Prison officials only have enough pentobarbital for the scheduled executions of Manuel Vasquez on Wednesday and Randall Mays on March 18, but they don't know how they will conduct lethal injections on four others set for April.
The Texas Department of Criminal Justice declined to say why it has not been able to obtain more pentobarbital from the same compounding pharmacy that provided the current batch of the powerful sedative last March. The state switched to that source several months after a previous supplier cut ties, citing hate mail and potential litigation after its name became public through an open-records request from The Associated Press.
Prison officials have since waged a legal battle to keep the name of its latest supplier secret, but it's unclear how much longer they can after a state judge last year ordered the agency to divulge the source. That ruling is on hold pending the outcome of the state's appeal.
Prisons spokesman Jason Clark said the state's lawyers have advised the agency not to comment on whether the current supplier has backed out or whether the judge's order has affected its ability to find a supplier.
Although Texas, the nation's busiest death penalty state, faces the most imminent deadline for replenishing its pentobarbital supply, other states are experiencing similar problems.
For example, South Carolina ran out of pentobarbital -- part of its three-drug execution formula -- when the drug expired in 2013, and the state has been unable to replenish its supplies because it can't find a company willing to sell them anymore, Corrections Director Bryan Stirling recently told the AP. The state's last execution was in 2011, and no new executions have been scheduled because cases are tied up in the appeals process.
If Texas executes Vasquez and Mays as scheduled, a new supply of pentobarbital will be needed by April 9 when Kent Sprouse is scheduled to die for the shooting deaths of a North Texas police officer and another man in 2002. Three other prisoners are set to follow Sprouse to the death chamber in April, and at least one more is set for May.
"We're focused on multiple fronts," Brad Livingston, the Texas agency's executive director, told the AP last month before a prison board meeting in Austin. "We're not ruling anything out, but clearly securing additional pentobarbital is part of our game plan."
Livingston was traveling Monday and not available to provide an update.
While Texas prison officials administratively could change the lethal drug they use, a method change would require legislative action.
"At this time, it's not a topic of discussion," said state Sen. John Whitmire, who chairs the Senate Criminal Justice Committee.
Because pharmaceutical companies stopped selling U.S. prisons drugs for use in lethal injections, Texas and other death penalty states have turned to compounding pharmacies for made-to-order execution drugs.
Last week, a Georgia woman's execution was delayed, then called off, when prison officials said they noticed the compounded pentobarbital planned for her lethal injection appeared cloudy, rather than clear.
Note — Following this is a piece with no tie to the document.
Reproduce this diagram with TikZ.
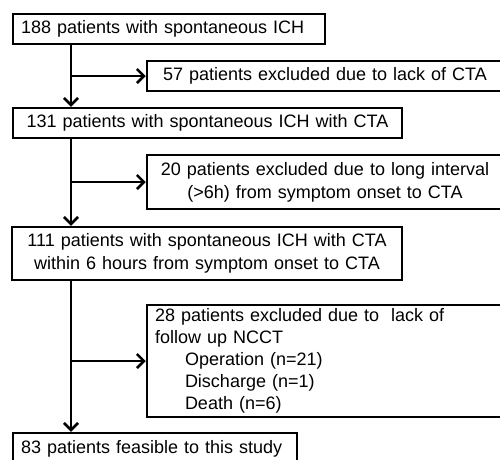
\documentclass[tikz,border=0pt]{standalone}
\usepackage{fontspec}
\setmainfont{Liberation Sans}
\usetikzlibrary{arrows.meta,calc}
\begin{document}
\begin{tikzpicture}[x=1pt,y=-1pt,
  box/.style={draw,line width=2.5pt,rectangle,inner xsep=8pt,inner ysep=0pt,
    font=\fontsize{18}{23}\selectfont},
  lbox/.style={box,align=left},
  cbox/.style={box,align=center},
  arr/.style={line width=2.5pt,-{Straight Barb[length=7pt,width=14pt,line width=2.5pt]}}]
\useasboundingbox (0,0) rectangle (500,459);
\clip (0,0) rectangle (500,459);
\node[lbox,minimum width=312pt,minimum height=30pt,text width=296pt] (b1) at (169,29)
  {188 patients with spontaneous ICH};
\node[cbox,minimum width=356pt,minimum height=30pt,text width=340pt] (b2) at (325,76)
  {57 patients excluded due to lack of CTA};
\node[cbox,minimum width=389pt,minimum height=30pt,text width=373pt] (b3) at (207.5,123)
  {131 patients with spontaneous ICH with CTA};
\node[cbox,minimum width=356pt,minimum height=54pt,text width=340pt] (b4) at (325,182)
  {20 patients excluded due to long interval\\(>6h) from symptom onset to CTA};
\node[cbox,minimum width=390pt,minimum height=53pt,text width=374pt] (b5) at (207,253.5)
  {111 patients with spontaneous ICH with CTA\\within 6 hours from symptom onset to CTA};
\node[lbox,minimum width=356pt,minimum height=112pt,text width=340pt,
  font=\fontsize{18}{22}\selectfont] (b6) at (325,361)
  {28 patients excluded due to\ \ lack of\\follow up NCCT\\
   \hspace*{30pt}Operation (n=21)\\\hspace*{30pt}Discharge (n=1)\\\hspace*{30pt}Death (n=6)};
\node[lbox,minimum width=284pt,minimum height=32pt,text width=268pt] (b7) at (155,449)
  {83 patients feasible to this study};
\coordinate (sp) at (71,0);
\draw[arr] (b1.south -| sp) -- (b3.north -| sp);
\draw[arr] (b3.south -| sp) -- (b5.north -| sp);
\draw[arr] (b5.south -| sp) -- (b7.north -| sp);
\draw[arr] (b2.west -| sp) -- (b2.west);
\draw[arr] (b4.west -| sp) -- (b4.west);
\draw[arr] (b6.west -| sp) -- (b6.west);
\end{tikzpicture}
\end{document}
The Georgia Department of Corrections cited "an abundance of caution" in delaying punishment for Kelly Gissendaner, who would have been the first woman put to death in that state in 70 years, and a second inmate, Brian Terrell, who was set to die this week.
Texas has executed a nation-leading 521 inmates since 1982, when it became the first state to use lethal injection. It's now been nearly three years since Texas began using pentobarbital as its only capital punishment drug, switching in July 2012 after one of the chemicals in the previous three-drug mixture no longer was available.
The last 17 Texas executions, stretching back to September 2013, have used compounded pentobarbital, and the last nine from compounding pharmacies the state has refused to identify.
Texas officials have insisted the identity should remain secret, citing a "threat assessment" signed by Texas Department of Public Safety director Steven McCraw that says pharmacies selling execution drugs face "a substantial threat of physical harm." Law enforcement officials have declined to elaborate on the nature of those threats.
The U.S. Supreme Court, meanwhile, has refused to block punishments based on challenges to secrecy laws. However, the high court is reviewing Oklahoma's lethal injection method, resulting in a hold on executions there, after a punishment using the sedative midazolam followed by two other drugs went awry. Oklahoma lawmakers now are considering a switch to nitrogen gas as the first alternative to injection while officials in other states are considering a return to firing squads or the electric chair.